Methadone is a slow acting, yet long lasting medication that stays in the system for a much longer duration than fast acting opioids. Fast acting opioids spike quickly, but their effect does not last long. For the opiate dependent individual, this up/down effect creates a painful cycle of temporary relief followed by withdrawal sickness.
What is the ideal dose of methadone?
As with any medication, methadone doses are prescribed by a doctor based on a number of factors including height, weight and age of the patient, and severity of the addiction being controlled or maintained. On average, most patients who are in a methadone maintenance treatment program will take somewhere between 80-100 mg of methadone each day based on the physician’s assessment of the patient needs.
Is treatment effective?
Over four decades of international scientific research have clearly shown that MEDICATION ASSISTED TREATMENT (MAT) is the safest and most effective treatment currently available to those who are addicted to opioid drugs.

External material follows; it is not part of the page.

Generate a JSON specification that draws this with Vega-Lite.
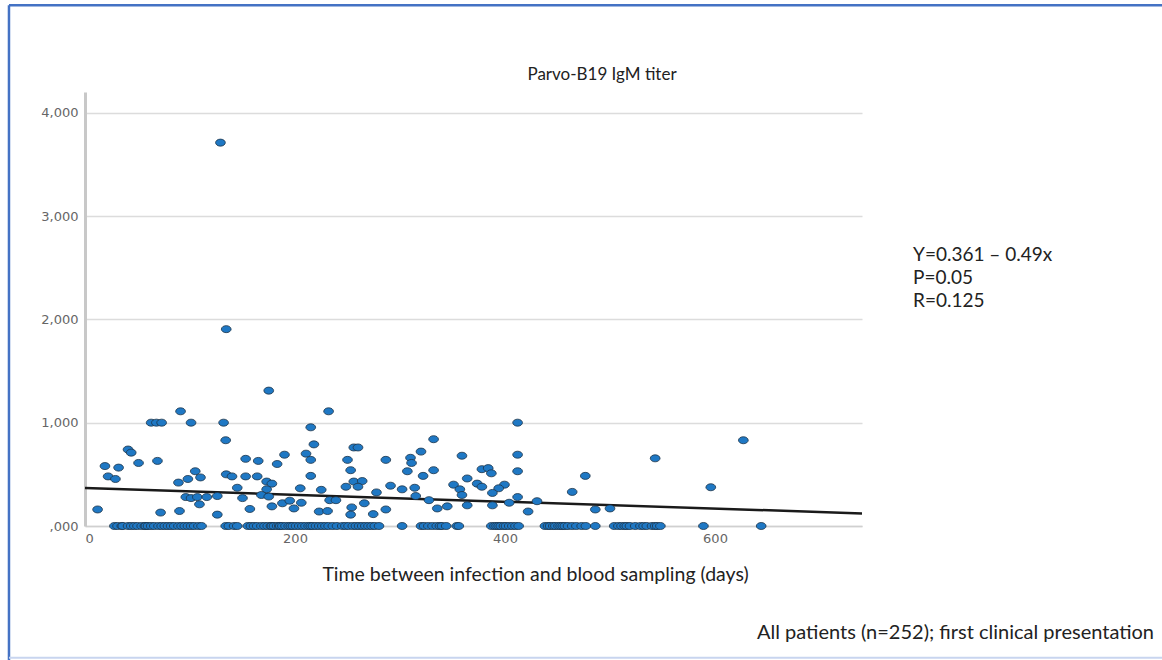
{
  "$schema": "https://vega.github.io/schema/vega-lite/v6.json",
  "width": 777,
  "height": 434,
  "autosize": {"type": "none"},
  "padding": {"left": 85, "top": 92, "right": 300, "bottom": 134},
  "background": "white",
  "config": {"view": {"stroke": null}, "font": "Lato"},
  "datasets": {
    "pts": [
      {"day":175,"titer":1.31},{"day":91,"titer":1.11},{"day":63,"titer":1.0},{"day":68,"titer":1.0},{"day":73,"titer":1.0},
      {"day":101,"titer":1.0},{"day":132,"titer":1.0},{"day":134,"titer":0.83},{"day":41,"titer":0.74},{"day":44,"titer":0.71},
      {"day":69,"titer":0.63},{"day":19,"titer":0.58},{"day":32,"titer":0.565},{"day":51,"titer":0.61},{"day":22,"titer":0.48},
      {"day":29,"titer":0.455},{"day":105,"titer":0.53},{"day":98,"titer":0.455},{"day":110,"titer":0.47},{"day":89,"titer":0.42},
      {"day":134.5,"titer":0.5},{"day":140,"titer":0.48},{"day":153,"titer":0.65},{"day":165,"titer":0.63},{"day":153,"titer":0.48},
      {"day":164,"titer":0.48},{"day":145,"titer":0.37},{"day":173,"titer":0.43},{"day":173,"titer":0.355},{"day":168,"titer":0.3},
      {"day":175,"titer":0.285},{"day":178,"titer":0.41},{"day":96,"titer":0.28},{"day":101,"titer":0.27},{"day":107,"titer":0.28},
      {"day":116,"titer":0.28},{"day":126,"titer":0.29},{"day":109,"titer":0.21},{"day":150,"titer":0.27},{"day":157,"titer":0.165},
      {"day":178,"titer":0.19},{"day":12,"titer":0.16},{"day":72,"titer":0.13},{"day":90,"titer":0.145},{"day":126,"titer":0.11},
      {"day":129,"titer":3.71},{"day":134.5,"titer":1.905},
      {"day":232,"titer":1.11},{"day":215,"titer":0.955},{"day":218,"titer":0.79},{"day":256,"titer":0.76},{"day":260,"titer":0.76},
      {"day":332,"titer":0.84},{"day":190,"titer":0.69},{"day":210.5,"titer":0.7},{"day":215,"titer":0.64},{"day":183,"titer":0.6},
      {"day":250,"titer":0.64},{"day":286.5,"titer":0.64},{"day":310,"titer":0.66},{"day":311,"titer":0.61},{"day":320,"titer":0.72},
      {"day":359,"titer":0.68},{"day":253,"titer":0.54},{"day":307,"titer":0.53},{"day":332,"titer":0.54},{"day":215,"titer":0.485},
      {"day":322,"titer":0.485},{"day":364,"titer":0.46},{"day":256,"titer":0.43},{"day":264,"titer":0.435},{"day":260,"titer":0.38},
      {"day":248.5,"titer":0.38},{"day":205,"titer":0.365},{"day":225,"titer":0.35},{"day":291,"titer":0.39},{"day":302,"titer":0.355},
      {"day":314,"titer":0.37},{"day":277.6,"titer":0.325},{"day":351,"titer":0.4},{"day":357,"titer":0.355},{"day":359,"titer":0.3},
      {"day":188,"titer":0.22},{"day":195,"titer":0.245},{"day":206,"titer":0.225},{"day":199,"titer":0.17},{"day":233,"titer":0.25},
      {"day":239,"titer":0.25},{"day":223,"titer":0.14},{"day":231,"titer":0.145},{"day":254,"titer":0.18},{"day":253,"titer":0.11},
      {"day":266,"titer":0.22},{"day":274.5,"titer":0.115},{"day":286.5,"titer":0.16},{"day":315,"titer":0.29},{"day":327.6,"titer":0.25},
      {"day":335.5,"titer":0.17},{"day":345,"titer":0.19},{"day":364,"titer":0.2},
      {"day":412,"titer":1.0},{"day":412,"titer":0.69},{"day":412,"titer":0.53},{"day":378,"titer":0.55},{"day":384,"titer":0.56},
      {"day":387,"titer":0.51},{"day":373.5,"titer":0.41},{"day":378,"titer":0.38},{"day":399.5,"titer":0.4},{"day":394,"titer":0.365},
      {"day":388,"titer":0.32},{"day":476.5,"titer":0.485},{"day":464,"titer":0.33},{"day":543,"titer":0.655},{"day":412,"titer":0.28},
      {"day":430.5,"titer":0.24},{"day":404,"titer":0.225},{"day":388,"titer":0.2},{"day":422,"titer":0.14},{"day":486,"titer":0.16},
      {"day":500,"titer":0.17},{"day":627,"titer":0.83},{"day":596,"titer":0.375},
      {"day":28,"titer":0},{"day":31,"titer":0},{"day":35,"titer":0},{"day":36,"titer":0},{"day":41,"titer":0},{"day":44,"titer":0},
      {"day":47,"titer":0},{"day":50,"titer":0},{"day":54,"titer":0},{"day":57,"titer":0},{"day":58,"titer":0},{"day":60,"titer":0},
      {"day":63,"titer":0},{"day":66,"titer":0},{"day":70,"titer":0},{"day":73,"titer":0},{"day":76,"titer":0},{"day":79,"titer":0},
      {"day":82,"titer":0},{"day":85,"titer":0},{"day":89,"titer":0},{"day":92,"titer":0},{"day":95,"titer":0},{"day":98,"titer":0},
      {"day":101,"titer":0},{"day":104,"titer":0},{"day":108,"titer":0},{"day":111,"titer":0},{"day":134,"titer":0},{"day":137,"titer":0},
      {"day":142,"titer":0},{"day":145,"titer":0},{"day":155,"titer":0},{"day":158,"titer":0},{"day":161,"titer":0},{"day":164,"titer":0},
      {"day":168,"titer":0},{"day":171,"titer":0},{"day":174,"titer":0},{"day":177,"titer":0},{"day":178,"titer":0},{"day":180,"titer":0},
      {"day":183,"titer":0},{"day":185,"titer":0},{"day":186,"titer":0},{"day":188,"titer":0},{"day":191,"titer":0},{"day":194,"titer":0},
      {"day":196,"titer":0},{"day":198,"titer":0},{"day":201,"titer":0},{"day":204,"titer":0},{"day":207,"titer":0},{"day":210,"titer":0},
      {"day":213,"titer":0},{"day":215,"titer":0},{"day":217,"titer":0},{"day":220,"titer":0},{"day":223,"titer":0},{"day":226,"titer":0},
      {"day":229,"titer":0},{"day":232,"titer":0},{"day":236,"titer":0},{"day":240,"titer":0},{"day":245,"titer":0},{"day":248,"titer":0},
      {"day":251,"titer":0},{"day":255,"titer":0},{"day":258,"titer":0},{"day":261,"titer":0},{"day":264,"titer":0},{"day":267,"titer":0},
      {"day":270,"titer":0},{"day":273,"titer":0},{"day":276,"titer":0},{"day":280,"titer":0},{"day":302,"titer":0},{"day":320,"titer":0},
      {"day":323,"titer":0},{"day":327,"titer":0},{"day":331,"titer":0},{"day":335,"titer":0},{"day":338,"titer":0},{"day":340,"titer":0},
      {"day":344,"titer":0},{"day":354,"titer":0},
      {"day":356,"titer":0},{"day":387,"titer":0},{"day":390,"titer":0},{"day":392,"titer":0},{"day":394,"titer":0},{"day":396,"titer":0},
      {"day":399,"titer":0},{"day":401,"titer":0},{"day":404,"titer":0},{"day":407,"titer":0},{"day":410,"titer":0},{"day":413,"titer":0},
      {"day":438,"titer":0},{"day":441,"titer":0},{"day":443,"titer":0},{"day":446,"titer":0},{"day":448,"titer":0},{"day":451,"titer":0},
      {"day":453,"titer":0},{"day":455,"titer":0},{"day":457,"titer":0},{"day":460,"titer":0},{"day":464,"titer":0},{"day":468,"titer":0},
      {"day":473,"titer":0},{"day":477,"titer":0},{"day":486,"titer":0},
      {"day":504,"titer":0},{"day":508,"titer":0},{"day":511,"titer":0},{"day":514,"titer":0},{"day":516,"titer":0},{"day":519,"titer":0},
      {"day":524,"titer":0},{"day":529,"titer":0},{"day":532,"titer":0},{"day":535,"titer":0},{"day":540,"titer":0},{"day":543,"titer":0},
      {"day":545,"titer":0},{"day":548,"titer":0},{"day":589,"titer":0},{"day":644,"titer":0}
    ],
    "fit": [{"day": 0, "titer": 0.368}, {"day": 740, "titer": 0.122}],
    "heading": [{"note": "Parvo-B19 IgM titer"}],
    "stats": [{"note": "Y=0.361 – 0.49x\nP=0.05\nR=0.125"}],
    "foot": [{"note": "All patients (n=252); first clinical presentation"}],
    "frame": [{"part": "border"}]
  },
  "layer": [
    {
      "data": {"name": "frame"},
      "mark": {"type": "rule", "color": "#4472c4", "strokeWidth": 2.5, "clip": false},
      "encoding": {
        "x": {"datum": -72.4, "type": "quantitative"},
        "x2": {"datum": 1100},
        "y": {"datum": 5.04, "type": "quantitative"}
      }
    },
    {
      "data": {"name": "frame"},
      "mark": {"type": "rule", "color": "#4472c4", "strokeWidth": 2.5, "clip": false},
      "encoding": {
        "x": {"datum": -72.4, "type": "quantitative"},
        "y": {"datum": 5.04, "type": "quantitative"},
        "y2": {"datum": -1.3}
      }
    },
    {
      "data": {"name": "frame"},
      "mark": {"type": "rule", "color": "#c8d5ef", "strokeWidth": 2, "clip": false},
      "encoding": {
        "x": {"datum": -72.4, "type": "quantitative"},
        "x2": {"datum": 1100},
        "y": {"datum": -1.275, "type": "quantitative"}
      }
    },
    {
      "data": {"name": "fit"},
      "mark": {"type": "line", "color": "#1a1a1a", "strokeWidth": 2.5},
      "encoding": {
        "x": {
          "field": "day", "type": "quantitative",
          "scale": {"domain": [0, 740], "nice": false, "zero": false},
          "axis": {
            "values": [0, 200, 400, 600],
            "title": "Time between infection and blood sampling (days)",
            "grid": false, "ticks": false,
            "domainColor": "#d0d0d0", "domainWidth": 1.5,
            "labelFont": "DejaVu Sans", "labelFontSize": 13, "labelColor": "#666666", "labelPadding": 6,
            "titleFont": "Lato", "titleFontSize": 19.5, "titleFontWeight": "normal", "titleColor": "#222222",
            "titleX": 450, "titleY": 48, "titleBaseline": "middle"
          }
        },
        "y": {
          "field": "titer", "type": "quantitative",
          "scale": {"domain": [0, 4.2], "nice": false},
          "axis": {
            "values": [0, 1, 2, 3, 4],
            "title": null,
            "grid": true, "gridColor": "#dcdcdc", "gridWidth": 1.5,
            "ticks": false,
            "domainColor": "#c8c8c8", "domainWidth": 3,
            "labelExpr": "datum.value == 0 ? ',000' : replace(format(datum.value, '.3f'), '.', ',')",
            "labelFont": "DejaVu Sans", "labelFontSize": 13, "labelColor": "#666666", "labelPadding": 7
          }
        }
      }
    },
    {
      "data": {"name": "pts"},
      "mark": {"type": "point", "shape": "M-1,0A1,0.72,0,1,0,1,0A1,0.72,0,1,0,-1,0Z", "filled": true, "size": 95, "fill": "#1f78c4", "stroke": "#1d3347", "strokeWidth": 0.8, "opacity": 1},
      "encoding": {
        "x": {"field": "day", "type": "quantitative"},
        "y": {"field": "titer", "type": "quantitative"}
      }
    },
    {
      "data": {"name": "heading"},
      "mark": {"type": "text", "align": "center", "baseline": "middle", "fontSize": 17, "font": "Lato", "color": "#222222", "clip": false},
      "encoding": {
        "x": {"datum": 492.4, "type": "quantitative"},
        "y": {"datum": 4.365, "type": "quantitative"},
        "text": {"field": "note", "type": "nominal"}
      }
    },
    {
      "data": {"name": "stats"},
      "mark": {"type": "text", "align": "left", "baseline": "middle", "fontSize": 19, "font": "Lato", "color": "#222222", "lineBreak": "\n", "lineHeight": 23, "clip": false},
      "encoding": {
        "x": {"datum": 788.6, "type": "quantitative"},
        "y": {"datum": 2.623, "type": "quantitative"},
        "text": {"field": "note", "type": "nominal"}
      }
    },
    {
      "data": {"name": "foot"},
      "mark": {"type": "text", "align": "left", "baseline": "middle", "fontSize": 20, "font": "Lato", "color": "#222222", "clip": false},
      "encoding": {
        "x": {"datum": 640, "type": "quantitative"},
        "y": {"datum": -1.036, "type": "quantitative"},
        "text": {"field": "note", "type": "nominal"}
      }
    }
  ]
}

A patient should follow his or her treatment plan which will include counseling. This will help the individual achieve his or her goals and rediscover or achieve healthy living.
What happens at my first appointment?
During your first appointment you will meet with a nurse, physician and counselor to talk about your addiction problem and whether methadone treatment is a good fit for you. A clinical/medical evaluation is completed. The counselor will tell you about our methadone treatment program, and review some of the program's goals and guidelines. You are free to ask questions during this appointment or anytime during your treatment.
The clinical evaluation reviews your drug use history, its effects on your life, the presence of any co-occurring disorders like depression, and involves other tasks like signing consent forms and obtaining personal data such as your name, address, and phone number.
The medical evaluation explores your health history, your current general health, and any special medication needs you may have, and verifies your readiness to receive methadone medication. A physical exam is also provided. Once the doctor signs for you to receive methadone, then you will be given your first dose.
How often will I have to visit the program?
Initially each patient has to report daily. This requirement has been established by State & Federal regulation. However, as progress is made, clinic visits are reduced over time. Most patients are able to quickly resume a normal life since they are not having to spend so much time seeking drugs to avoid being sick due to withdrawals. Some start or return to school or learn a trade. Family and social relationships strengthen and they find new freedoms to enjoy life again.
Is it safe for a pregnant mother to take methadone?
Yes, it is considered safe for a pregnant mother to receive methadone. There is consensus that methadone can be safely administered during pregnancy with little risk to mother and infant. In fact, many medical professionals prefer that an opiate dependent mother receive opiate replacement therapy because her body will not be stressed by repetitive withdrawal symptoms. The mother will be at lowered risk for infectious disease, pregnancy complications, and miscarriage. Additionally, mothers in methadone treatment will typically receive much more support and guidance as they prepare for motherhood.
What is counseling like? What issues get addressed in counseling sessions?
Counseling is usually provided through individual sessions, family sessions, or group therapy sessions. The purpose of counseling is to provide a patient with new knowledge, new skills, and the means to remain drug-free while achieving a better quality of life.
Will my participation in a methadone program be kept private and confidential?
Yes, it will. Our treatment program operates in accordance with confidentiality laws that protect your status as a methadone patient. You will decide who is to receive information about your participation in treatment. Some consents for release of information may be desirable such as to a legal professional, family member, or your primary care doctor.